Virtual Teaming: Faculty Collaboration in Online Spaces

February 3, 2013

More than a decade ago, Jessica Lipnack and Jeffrey Stamps’s (2000) book Virtual Teaming: People Working Across Boundaries with Technology prophesied a shift in communication and in the way businesses and organizations would get things done. “In time,” they wrote, “virtual teams will become the natural way to work, nothing special” (p. xxiv). The time for virtual teams has come for many industries, agencies, and organizations, with everyone from fire departments and museums to giant conglomerates like Shell and Pfizer (profiled by Lipnack and Stamps). More than a decade later, online and geographically dispersed collaboration seems commonplace.

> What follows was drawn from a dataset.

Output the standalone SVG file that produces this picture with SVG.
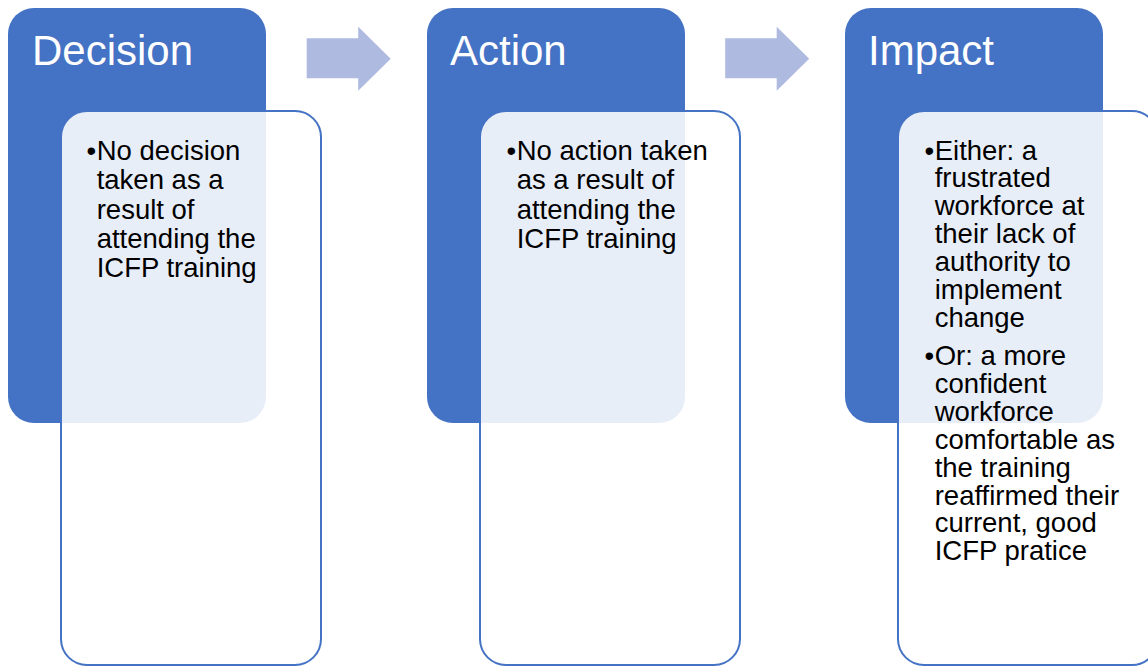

This approach has not, however, become commonplace for academia despite that collaboration is nothing new in classrooms and technologies encouraging multimodal communication continue to fill smart classrooms and campus computer labs. But much of this collaboration, whether taken up by students working on assignments or by faculty working together for scholarly or administrative purposes, is local. We team with those in our buildings and on our campuses, but it is less common to work virtually with those separated by regional and institutional borders and is a practice usually reserved for faculty research projects rather than the daily work of our classrooms. This article chronicles the experiences of one academic virtual team made up of three faculty members engaged in a project positioned at the intersections between collaboration, workplace writing, pedagogy, and dispersed technologically facilitated teaming and learning.